A senior figure in the breakaway traditionalist group, the Society of St. Pius X, says it could be “very, very difficult” for the Vatican and the Society to agree on terms for reconciliation.

“Assisi III and even more the unfortunate beatification of John Paul II but also many other examples make it clear that the leadership of the Church now as before is not ready to give up the false principles of Vatican II and their consequences,” said the Society’s First Assistant, Father Niklaus Pfluger, in an interview posted on the Society’s website Oct. 2.

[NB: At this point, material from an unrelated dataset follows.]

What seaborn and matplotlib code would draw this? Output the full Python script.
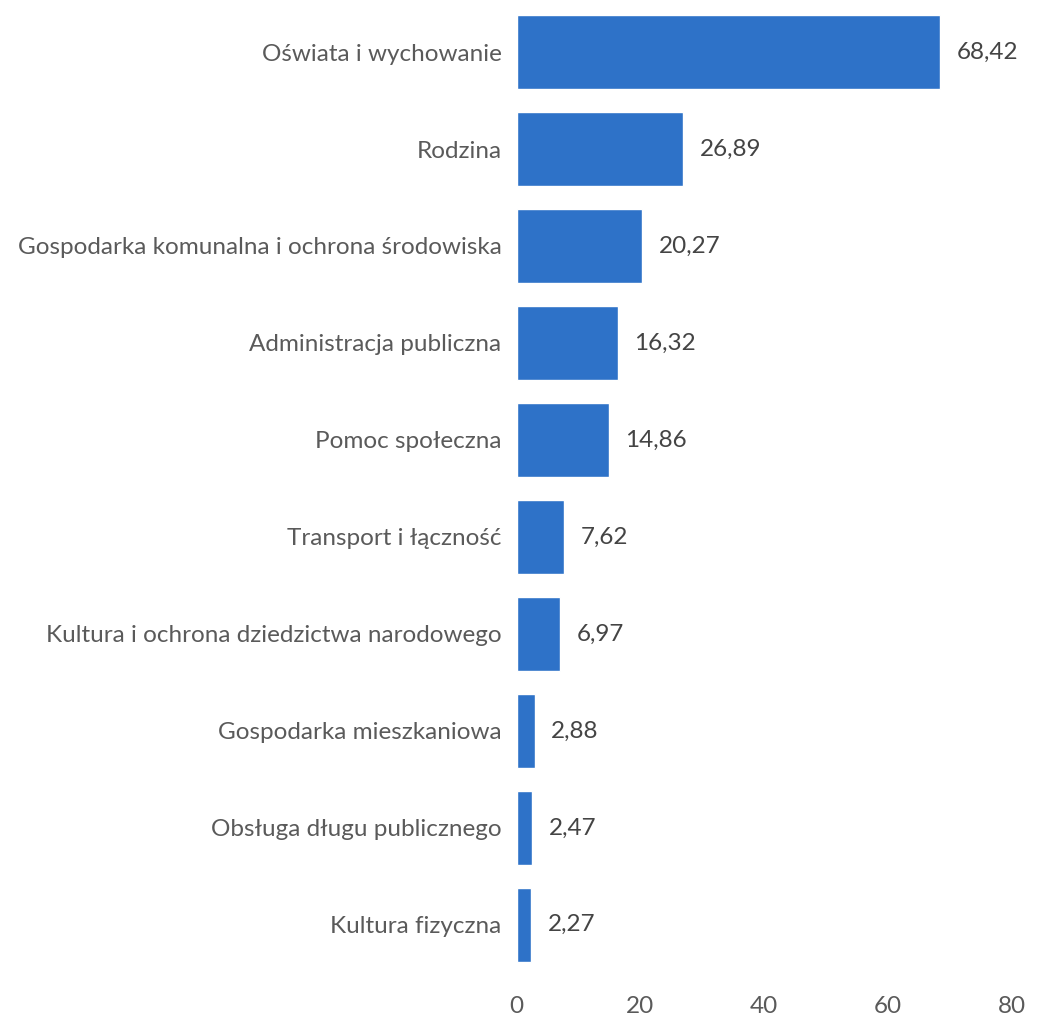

“Therefore,” Fr. Pfluger said, “any ‘offer’ made to Tradition must guarantee us the freedom to be able to continue our work and our critique of ‘modernist Rome.’  And to be honest, this seems to be very, very difficult.  Again, any false or dangerous compromise must be ruled out.”

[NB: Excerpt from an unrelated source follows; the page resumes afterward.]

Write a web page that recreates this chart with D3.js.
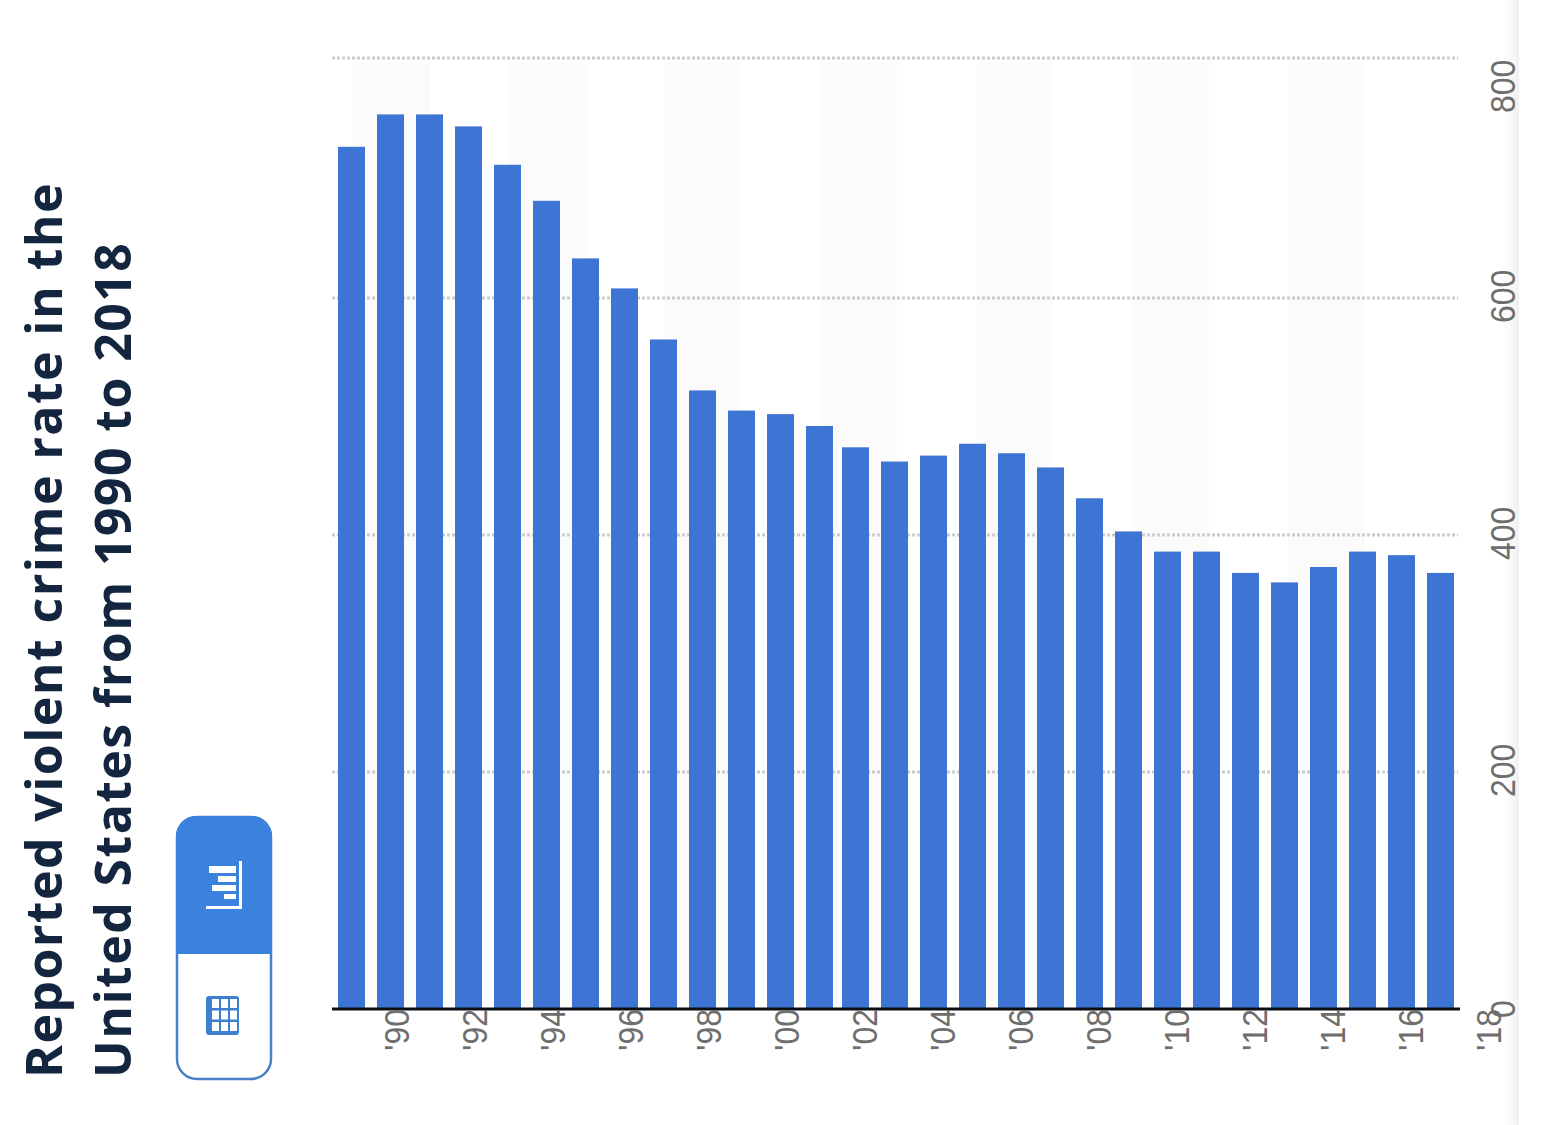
<!DOCTYPE html>
<html><head><meta charset="utf-8">
<style>html,body{margin:0;padding:0;background:#fff;overflow:hidden}svg{display:block}</style>
<script src="https://cdnjs.cloudflare.com/ajax/libs/d3/7.8.5/d3.min.js"></script>
</head><body><div id="chart"></div>
<script>
const years = d3.range(1990, 2019);
const values = [726,753,753,743,711,681,633,608,565,522,505,502,492,474,462,467,477,469,457,431,403,386,386,368,360,373,386,383,368];
const tickYears = ["'90","'92","'94","'96","'98","'00","'02","'04","'06","'08","'10","'12","'14","'16","'18"];
const yTicks = [0,200,400,600,800];
const titleLines = ["Reported violent crime rate in the","United States from 1990 to 2018"];

const W = 1541, H = 1125;
const svg = d3.select("#chart").append("svg").attr("width", W).attr("height", H);

const defs = svg.append("defs");
const grad = defs.append("linearGradient").attr("id","edge");
grad.append("stop").attr("offset","0").attr("stop-color","#f4f4f4").attr("stop-opacity",0);
grad.append("stop").attr("offset","1").attr("stop-color","#f0f0f0").attr("stop-opacity",1);

// piecewise scales follow the slightly uneven spacing in the source image
const x = d3.scaleLinear().domain([1990,2002,2003,2018]).range([338,806,842,1427]);
const barW = 27;
const y = d3.scaleLinear().domain([0,200,400,600,800]).range([1008,772,535,298,58]);

// alternating background bands
const bandYears = [1990,1994,1998,2002,2006,2010,2014];
const bandX = d3.scaleLinear().domain([1990,2014]).range([353,1288]);
svg.append("g").selectAll("rect").data(bandYears).join("rect")
  .attr("x", d=>bandX(d)).attr("width",76.5)
  .attr("y", 62).attr("height", 946).attr("fill","#fbfbfb");

// right-edge shade
svg.append("rect").attr("x",1503).attr("y",0).attr("width",16).attr("height",H).attr("fill","url(#edge)");

// grid
svg.append("g").selectAll("line").data(yTicks.filter(d=>d>0)).join("line")
  .attr("x1",332).attr("x2",1458).attr("y1",d=>y(d)).attr("y2",d=>y(d))
  .attr("stroke","#cccccc").attr("stroke-width",3).attr("stroke-dasharray","3 2");

// bars
svg.append("g").selectAll("rect").data(values).join("rect")
  .attr("x",(d,i)=>x(years[i])).attr("width",barW)
  .attr("y",d=>y(d)).attr("height",d=>y(0)-y(d)).attr("fill","#3e74d3");

// baseline
svg.append("line").attr("x1",332).attr("x2",1460).attr("y1",1009).attr("y2",1009)
  .attr("stroke","#0b0f14").attr("stroke-width",3);

// tick labels
const tickFont = "'Liberation Sans', Arial, sans-serif";
const xLab = d3.scaleLinear().domain([0,14]).range([409,1501]);
svg.append("g").selectAll("text").data(tickYears).join("text")
  .attr("transform",(d,i)=>`translate(${xLab(i)},1009) rotate(-90) scale(1,1.08)`)
  .attr("text-anchor","end").attr("font-family",tickFont).attr("font-size",32)
  .attr("fill","#6e6e6e").text(d=>d);
const yLabOffset = d => d===800 ? 55 : 25;
svg.append("g").selectAll("text").data(yTicks).join("text")
  .attr("transform",d=>`translate(1515,${d===0?1018:y(d)+yLabOffset(d)}) rotate(-90) scale(1,1.08)`)
  .attr("text-anchor","start").attr("font-family",tickFont).attr("font-size",32)
  .attr("fill","#6e6e6e").text(d=>d);

// title
svg.append("g").selectAll("text").data(titleLines).join("text")
  .attr("transform",(d,i)=>`translate(${62+i*69},1078) rotate(-90)`)
  .attr("font-family","'Open Sans', sans-serif").attr("font-weight",700).attr("font-size",50)
  .attr("letter-spacing",1.4)
  .attr("fill","#14263f").text(d=>d);

// toggle control
const tg = svg.append("g");
const btn = {x:177,y:817,w:94,h:262,r:20,split:954};
tg.append("rect").attr("x",btn.x).attr("y",btn.y).attr("width",btn.w).attr("height",btn.h).attr("rx",btn.r)
  .attr("fill","#fff").attr("stroke","#4a80c8").attr("stroke-width",2.5);
tg.append("path").attr("fill","#3b82de")
  .attr("d",`M${btn.x-1},${btn.split}V${btn.y+btn.r}a${btn.r},${btn.r} 0 0 1 ${btn.r},-${btn.r+1}h${btn.w+2-2*btn.r}a${btn.r},${btn.r} 0 0 1 ${btn.r},${btn.r+1}V${btn.split}Z`);
// bar icon
const ic = tg.append("g").attr("fill","#fff");
[[209,866,27,7],[218,876,18,6],[212,885,24,6],[224,894,12,5]].forEach(r=>
  ic.append("rect").attr("x",r[0]).attr("y",r[1]).attr("width",r[2]).attr("height",r[3]));
ic.append("rect").attr("x",239).attr("y",861).attr("width",3).attr("height",48);
ic.append("rect").attr("x",206).attr("y",906).attr("width",36).attr("height",3);
// table icon
tg.append("rect").attr("x",206).attr("y",996).attr("width",33).attr("height",39).attr("rx",3).attr("fill","#3f7fd0");
const ci=[0,1,2], cj=[0,1,2];
ci.forEach(a=>cj.forEach(b=>tg.append("rect").attr("x",212+a*9).attr("y",999+b*11.5).attr("width",7).attr("height",9).attr("fill","#fff")));
</script></body></html>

“Assisi III” refers to a planned meeting between Pope Benedict XVI and other religious leaders in the Italian town later this month.

Fr. Pfluger’s comments come only weeks after the Vatican presented the Society with a “doctrinal preamble” which outlines points of doctrine that Rome needs clarified before the decades-long rift between the two sides can be healed. If they agree, it is thought the Society could be offered a personal prelature status within the Church - a jurisdiction without geographical boundaries designed to carry out particular pastoral initiatives

Fr. Pfluger revealed that the superiors of the Society of St. Pius X will meet next week in the Albano Laziale suburb of Rome to discuss the offer. He stressed that they will not compromise on their criticism of the Second Vatican Council “and other ways of doing things for the sake of ‘pluralism.’”

“For how can we avoid giving the impression that this amounts after all to a tacit acceptance, so to speak, that would in fact lead to this parallel diversity and relativize the one truth,” he asked, adding, “that is indeed precisely the basis of Modernism.”

The Society of St. Pius X has had a strained relationship with the Vatican since its founder, Archbishop Marcel Lefebrve, consecrated four bishops against the orders of Pope John Paul II in 1988. Archbishop Lefebrve founded the Society in 1970 as a response to what he described as errors that had crept into the Catholic Church following the Second Vatican Council.

Fr. Pfluger also suggested that the Society of St. Pius X is in a stronger bargaining position in relation to the Vatican than in 1988.

“We have four bishops and meanwhile 550 priests worldwide. And the structures of the official Church are breaking down faster and faster. Rome can no longer confront the Society as it did more than twenty years ago,” he said.

“For forty-one years the Society has grown steadily, even in spite of being beaten with the ‘excommunication’ stick.”